State ex rel. Heckman v. Superior Court

28 Wash. 35 | Wash. | 1902

The opinion of the court was delivered by

Reavis, C. J.

— The relator, Heckman, applied for an alternative writ of prohibition to the superior court of King county. He stated that a suit was pending in the superior court, wherein William Curtis was plaintiff and relator and Hanson were defendants, and Larsen was receiver; that relator was interested beneficially therein; that on the 17th day of January, 1902, relator and Hanson as co-partners, were adjudged bankrupts in the United States district court; that said suit in the superior court was founded upon a claim against said co-partners from which a discharge in bankruptcy could be given, and that said suit was pending at the time of the filing of the petition in bankruptcy. That thereafter, on the 6th day of March, 1902, the said receiver moved the superior court for an order confirming the sale of certain property for the sum of $24,000, which property was owned by relator and Hanson as co-partners and then in the custody of the re*36ceiver, and which, sale was going to be made after the adjudication that such co-partners were bankrupts, and after knowledge on the part of the receiver and of the superior court of the adjudication in bankruptcy, and after the appearance of relator in the superior court and his objection to confirmation of such sale on the ground that the court was without jurisdiction to further proceed. There were some other statements relative to the action of the superior court in regard to time for the examination of the receiver’s accounts and matters of like nature. These are deemed immaterial to notice. When the application for the writ was made, it was suggested by counsel for relator that opportunity had not been afforded relator to ascertain fully all the facts relating to the procedure in the superior and the bankruptcy courts. An order to show cause why the writ should not issue was granted. Upon the return of the order it appears that the suit in the superior court was commenced in July, 1901, against the said co-partners, and the receiver, Larsen, appointed therein under the direction of the court, took possession of the property of the co-partnership', and, after the adjudication that the co-partners were bankrupts, the district court of the United States temporarily restrained the receiver Larsen from further proceedings, but thereafter dissolved such order, and that, the superior court is proceeding to close such receivership.

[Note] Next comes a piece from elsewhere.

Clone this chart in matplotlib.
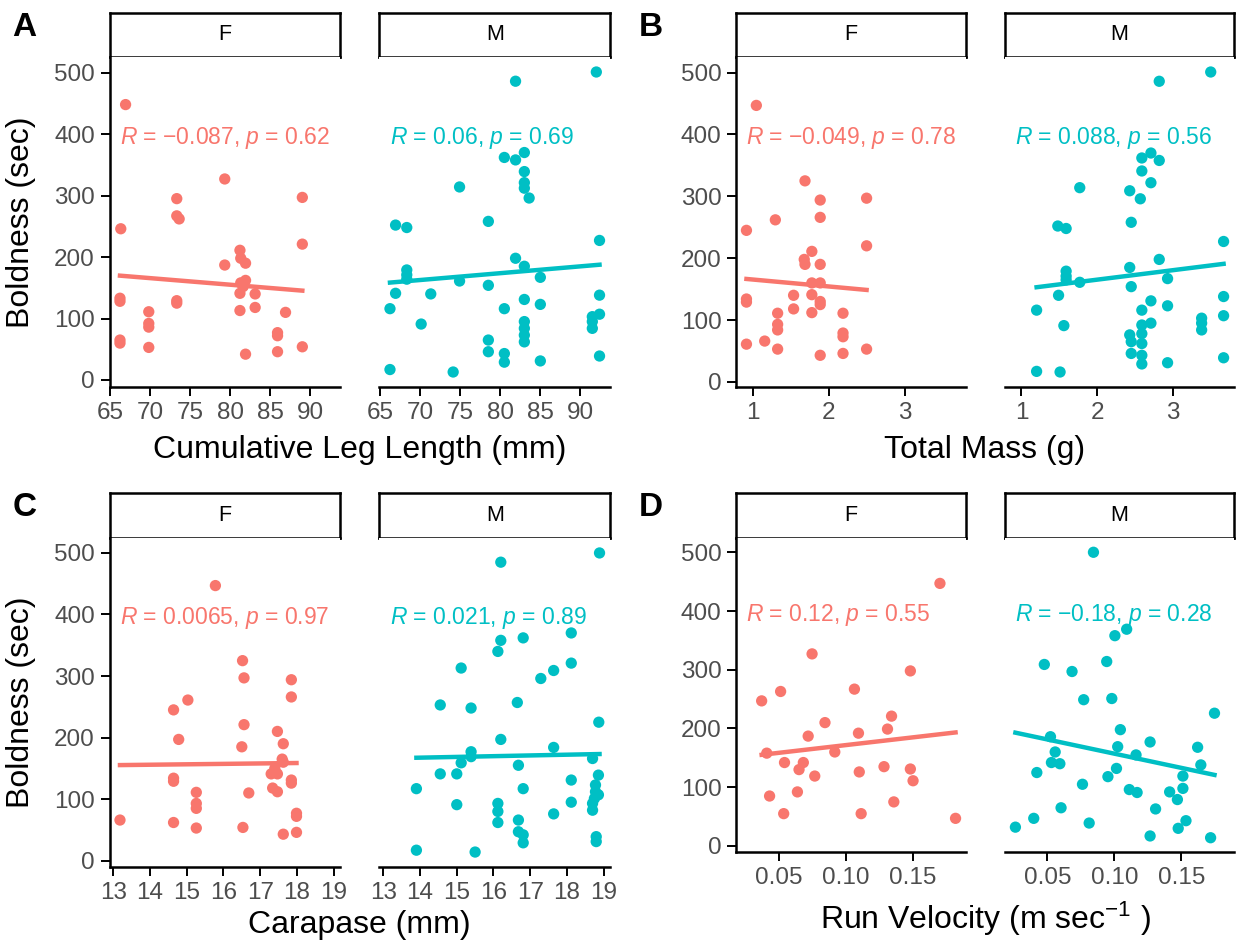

The only inquiry here is into- the jurisdiction of the superior court in the premises. There seems to have been for some time considerable uncertainty in the view of the courts as to the effect .of the enactment of the federal bankruptcy law upon the jurisdiction of the state tribunals when insolvent debtors became involved in such proceedings, but it seems to be now settled that the mere enactr *37ment of the bankruptcy law does not oust the state courts of their jurisdiction. State ex rel. Strohl v. Superior Court, 20 Wash. 545 (56 Pac. 35), also annotations in 45 L. R. A. 177. The observation at the conclusion of the opinion in this case, “Unquestionably, upon such adjudication the power of the state court to proceed further ceases,” was not involved in the decision, and such expression, without qualification, is incorrect. It is also determined by the highest authority that the adjudication of bankruptcy in the federal court of persons who may be parties in a suit pending in the state court does not of itself deprive the state court of jurisdiction in such case. The supreme court of the United States in Eyster v. Gaff, 91 U. S. 521, observes:

“It is a mistake to suppose that the Bankrupt Law avoids of its own force all judicial proceedings in the state or other courts the instant one of the parties is adjudged a bankrupt. There is nothing in the act which sanctions such a proposition.....The same courts remain open to him in such contests, and the statute has not divested those courts of jurisdiction in such actions. If it has for certain classes of actions conferred a jurisdiction for the benefit of the assignee in the circuit and district courts of the United States, it is concurrent with and does not divest that of the state courts.”

The duty of the state court is very well expressed by the supreme court of Georgia in Freeman v. Fort, 52 Ga. 371:

“When the assignees of the bankrupts shall make a proper case which will authorize the bankrupt court to enjoin the complainants in the creditors’ bill from proceeding in the state court to have their respective claims and liens adjudicated in that court, and shall obtain the sanction of the bankrupt court for that purpose, then, and not until then, would it be the duty of the state court to turn over to the assignees the assets in its custody, to be *38administered by tbe bankrupt court. Inasmuch as the state court had acquired the jurisdiction and custody of the defendant’s property and effects for the purposes specified in the creditors’ bill before they were adjudged bankrupts, the assignees cannot accomplish the object sought by them on a mere motion, without first instituting regular proceedings for that purpose in the bankrupt court,”

Upon the facts shown, the superior court is within its jurisdiction, and the writ is denied.

Andebs, Hadley, Fullebton, Mount, Dunbae and White, JJ., concur.